South Side/ Chicago abandoned building
Chicago Department of Cultural Affairs
The ground floor façade of a decaying three-story residential/commercial building, highly visible to US Highway 41 traffic, provides a symbolic backdrop to articulate the dynamics between Alzheimers patients, their caregivers, and society.
Largely invisible to the public, the family caregivers of Alzheimers patients struggle daily with the difficult behaviors of loved ones. The experiences of a group of these caregivers—mostly female African-Americans from Chicago's South Side—were collected during community outreach with lay caregivers—usually daughters, nieces, or granddaughters of the patient—who were severely impacted by the onslaught of dementia in their relatives.

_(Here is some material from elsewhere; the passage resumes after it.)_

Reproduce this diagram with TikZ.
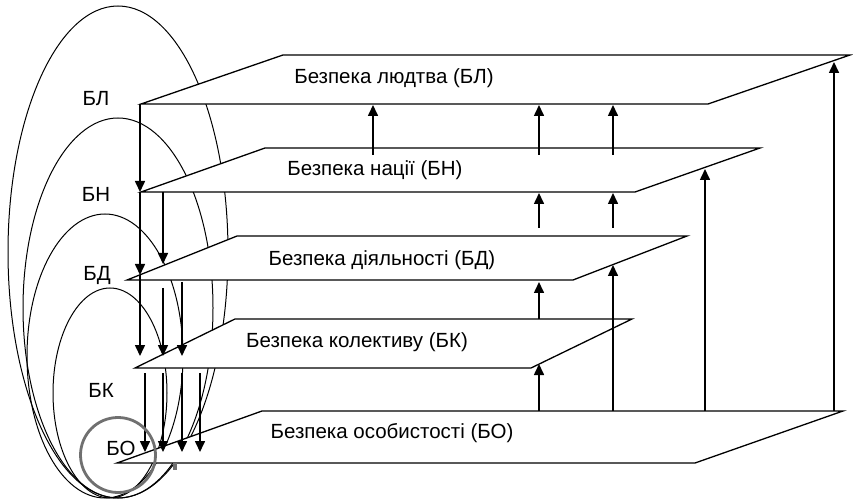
\documentclass[tikz,border=0pt]{standalone}
\usepackage{fontspec}
\setmainfont{Liberation Sans}
\usetikzlibrary{arrows.meta}
\definecolor{ringgray}{RGB}{112,112,112}
\begin{document}
\begin{tikzpicture}[x=1pt,y=-1pt,
  plane/.style={draw=black, fill=white, line width=1.3pt, line join=miter},
  ell/.style={draw=black, line width=1pt},
  arr/.style={line width=1.6pt, -{Triangle[length=11pt,width=10pt]}},
  lbl/.style={font=\fontsize{20.5}{24}\selectfont, inner sep=0pt},
]
\useasboundingbox (0,0) rectangle (853,502);

% nested spheres (ellipses)
\draw[ell] (118,252) ellipse [x radius=110pt, y radius=246pt];
\draw[ell] (118,308) ellipse [x radius=95pt, y radius=190pt];
\draw[ell] (105,356) ellipse [x radius=78pt, y radius=142pt];
\draw[ell] (110,393) ellipse [x radius=57pt, y radius=105pt];

% planes
\draw[plane] (141,104) coordinate (L1) -- (283,55) coordinate (L2) -- (850,55) coordinate (L3) -- (708,104) coordinate (L4) -- cycle;
\draw[plane] (141,192) coordinate (N1) -- (265,148) coordinate (N2) -- (760,148) coordinate (N3) -- (635,192) coordinate (N4) -- cycle;
\draw[plane] (127,280) coordinate (D1) -- (237,236) coordinate (D2) -- (687,236) coordinate (D3) -- (573,280) coordinate (D4) -- cycle;
\draw[plane] (135,368) coordinate (K1) -- (235,319) coordinate (K2) -- (632,319) coordinate (K3) -- (531,368) coordinate (K4) -- cycle;
\draw[plane] (117,463) coordinate (O1) -- (262,411) coordinate (O2) -- (843,411) coordinate (O3) -- (695,463) coordinate (O4) -- cycle;

\fill[ringgray] (173,463) rectangle (177,470);

% plane labels
\node[lbl] (tL) at (394,78) {Безпека людтва (БЛ)};
\node[lbl] (tN) at (375,170) {Безпека нації (БН)};
\node[lbl] (tD) at (382,260) {Безпека діяльності (БД)};
\node[lbl] (tK) at (357,342) {Безпека колективу (БК)};
\node[lbl] (tO) at (392,433) {Безпека особистості (БО)};

% up arrows
\coordinate (u1s) at (373,155); \coordinate (u1e) at (373,105);
\coordinate (u2s) at (539,155); \coordinate (u2e) at (539,105);
\coordinate (u3s) at (613,155); \coordinate (u3e) at (613,105);
\coordinate (u4s) at (539,228); \coordinate (u4e) at (539,193);
\coordinate (u5s) at (613,228); \coordinate (u5e) at (613,193);
\coordinate (u6s) at (539,319); \coordinate (u6e) at (539,282);
\coordinate (u7s) at (613,411); \coordinate (u7e) at (613,265);
\coordinate (u8s) at (539,411); \coordinate (u8e) at (539,364);
\coordinate (u9s) at (705,411); \coordinate (u9e) at (705,169);
\coordinate (u10s) at (834,411); \coordinate (u10e) at (834,62);
\foreach \i in {1,...,10} \draw[arr] (u\i s) -- (u\i e);

% down arrows
\coordinate (d1s) at (140,104); \coordinate (d1e) at (140,192);
\coordinate (d2s) at (140,192); \coordinate (d2e) at (140,275);
\coordinate (d3s) at (140,275); \coordinate (d3e) at (140,356);
\coordinate (d4s) at (163,192); \coordinate (d4e) at (163,264);
\coordinate (d5s) at (163,288); \coordinate (d5e) at (163,356);
\coordinate (d6s) at (182,282); \coordinate (d6e) at (182,356);
\coordinate (d7s) at (145,373); \coordinate (d7e) at (145,452);
\coordinate (d8s) at (163,373); \coordinate (d8e) at (163,452);
\coordinate (d9s) at (182,373); \coordinate (d9e) at (182,452);
\coordinate (d10s) at (200,373); \coordinate (d10e) at (200,452);
\foreach \i in {1,...,10} \draw[arr] (d\i s) -- (d\i e);

% innermost sphere
\draw[ringgray, line width=2.8pt] (118,455) circle [radius=37.5pt];

% sphere labels
\node[lbl] (sL) at (96,99) {БЛ};
\node[lbl] (sN) at (96,194) {БН};
\node[lbl] (sD) at (97,275) {БД};
\node[lbl] (sK) at (101,390) {БК};
\node[lbl] (sO) at (121,448) {БО};
\end{tikzpicture}
\end{document}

Using the security gates that enclose the storefront to metaphorically trap the caregivers’ collected testimonies, attached torqued Plexiglas panels articulate the descending metaphor of the security gate enclosure, blocking access to the decaying building within. Descriptive words on these panels—Paranoid, Spacey, Abusive—suggest the symptoms and behaviors that dementia victims unknowingly inflict upon their family caregivers.
Behind these vertical yellow and orange forms are large green panels with texts taken directly from outreach group interviews with family caregivers: I'm stranded. My family is in denial. You want to run away from home. I might have it. Develop a thicker skin…
Constructed of machined aluminum, acrylic-resin panels, and die-cut vinyl.